Luckily, Ramazanov connected with a friend who took him under his wing and led him to the Venum team in Pattaya. “Babyface Killer” was determined to be a success at his new gym, so he trained as hard as ever to establish himself.
“It was a difficult time,” confesses the 25-year-old.
“I didn’t have a career roadmap, didn’t know about many opportunities, didn’t know what doors to knock on, so I just put my faith into it and I trained hard to try and earn my place in the team.”

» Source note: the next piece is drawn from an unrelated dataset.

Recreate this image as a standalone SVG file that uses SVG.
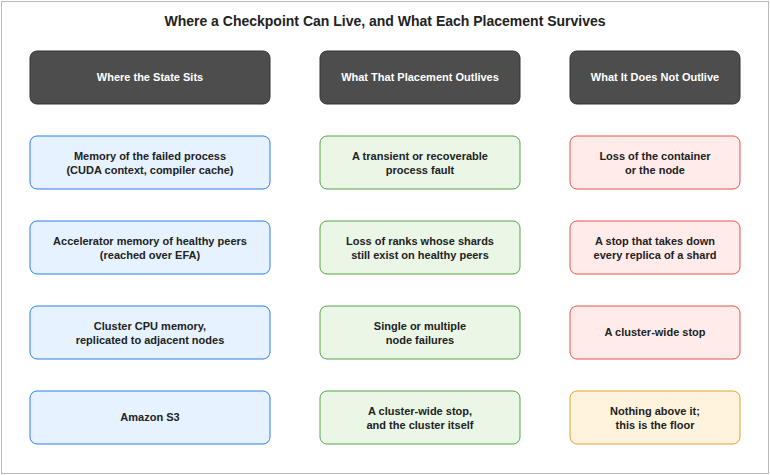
<svg xmlns="http://www.w3.org/2000/svg" width="770" height="475" viewBox="0 0 770 475">
<style>
text{font-family:"Liberation Sans",Arial,sans-serif;font-weight:bold;text-anchor:middle;font-size:11px;fill:#222}
.h rect{fill:#4d4d4d;stroke:#333}
.h text{fill:#fff}
.b rect{fill:#e6f2ff;stroke:#2b7de9}
.g rect{fill:#eaf6e6;stroke:#56a447}
.r rect{fill:#ffecea;stroke:#e5534b}
.o rect{fill:#fff3dc;stroke:#e0a23a}
</style>
<rect x="1.5" y="1.5" width="767" height="472" fill="#fff" stroke="#bbb"/>
<text x="385" y="26" style="font-size:14px">Where a Checkpoint Can Live, and What Each Placement Survives</text>
<g id="connectors"></g>
<g id="h1" class="h"><rect x="30" y="51" width="240" height="53" rx="7"/><text x="150" y="81">Where the State Sits</text></g>
<g id="h2" class="h"><rect x="320" y="51" width="200" height="53" rx="7"/><text x="420" y="81">What That Placement Outlives</text></g>
<g id="h3" class="h"><rect x="570" y="51" width="170" height="53" rx="7"/><text x="655" y="81">What It Does Not Outlive</text></g>

<g id="a1" class="b"><rect x="30" y="136" width="240" height="53" rx="7"/><text x="150" y="160">Memory of the failed process</text><text x="150" y="174">(CUDA context, compiler cache)</text></g>
<g id="a2" class="b"><rect x="30" y="221" width="240" height="53" rx="7"/><text x="150" y="245">Accelerator memory of healthy peers</text><text x="150" y="259">(reached over EFA)</text></g>
<g id="a3" class="b"><rect x="30" y="306" width="240" height="53" rx="7"/><text x="150" y="330">Cluster CPU memory,</text><text x="150" y="344">replicated to adjacent nodes</text></g>
<g id="a4" class="b"><rect x="30" y="391" width="240" height="53" rx="7"/><text x="150" y="421">Amazon S3</text></g>

<g id="b1" class="g"><rect x="320" y="136" width="200" height="53" rx="7"/><text x="420" y="160">A transient or recoverable</text><text x="420" y="174">process fault</text></g>
<g id="b2" class="g"><rect x="320" y="221" width="200" height="53" rx="7"/><text x="420" y="245">Loss of ranks whose shards</text><text x="420" y="259">still exist on healthy peers</text></g>
<g id="b3" class="g"><rect x="320" y="306" width="200" height="53" rx="7"/><text x="420" y="330">Single or multiple</text><text x="420" y="344">node failures</text></g>
<g id="b4" class="g"><rect x="320" y="391" width="200" height="53" rx="7"/><text x="420" y="415">A cluster-wide stop,</text><text x="420" y="429">and the cluster itself</text></g>

<g id="c1" class="r"><rect x="570" y="136" width="170" height="53" rx="7"/><text x="655" y="160">Loss of the container</text><text x="655" y="174">or the node</text></g>
<g id="c2" class="r"><rect x="570" y="221" width="170" height="53" rx="7"/><text x="655" y="245">A stop that takes down</text><text x="655" y="259">every replica of a shard</text></g>
<g id="c3" class="r"><rect x="570" y="306" width="170" height="53" rx="7"/><text x="655" y="336">A cluster-wide stop</text></g>
<g id="c4" class="o"><rect x="570" y="391" width="170" height="53" rx="7"/><text x="655" y="415">Nothing above it;</text><text x="655" y="429">this is the floor</text></g>
</svg>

Hard work paid off as the Russian won bouts on big shows and gave himself the opportunity to step up to face the best of the best.
Becoming The Best
Ramazanov was drafted onto the ONE Super Series roster in October 2018 and given an imposing challenge for his first bout. At ONE: KINGDOM OF HEROES, he was matched with multiple-time Muay Thai World Champion Pechmorakot Petchyindee Academy.
Though he had to face the Thai superstar in his hometown of Bangkok, he silenced the Thai crowd with a hard-earned unanimous decision.
“Even today when people introduce me, they say I am that guy who beat Petchmorakot. It is surreal when idols become rivals,” Ramazanov says.
“I am very proud to be a part of [ONE]. When I look around, I see great fighters, multiple-time World Champions, legends. It was a big step in my career to fight in the same organization as them.”
“Babyface Killer” was offered another chance in the Circle just a month later, but he did not hesitate to face Andrew “Maddog” Miller and his reward was a record-breaking 57-second knockout.
“Taking this fight was a bit of a gamble, but when the manager offered it I replied with a yes in one minute,” he adds.
After a few more thrilling performances, Ramazanov was chosen to compete against “Muay Thai Boy” Zhang Chenglong for the inaugural ONE Bantamweight Kickboxing World Title.
After five rounds of action, the Dagestani athlete had his hand raised and was awarded the biggest prize in martial arts.
“I do not even know how to describe the feelings [I had],” he says
“This belt brought my name to the public and to a higher phase in sport, to the elite of sportsmen. This belt changed my sporting career.
“In the future I want my name to be well known all over the world, I want to be one of the world’s top five fighters. I want to be remembered as a guy who faced many legends in the ring and won.”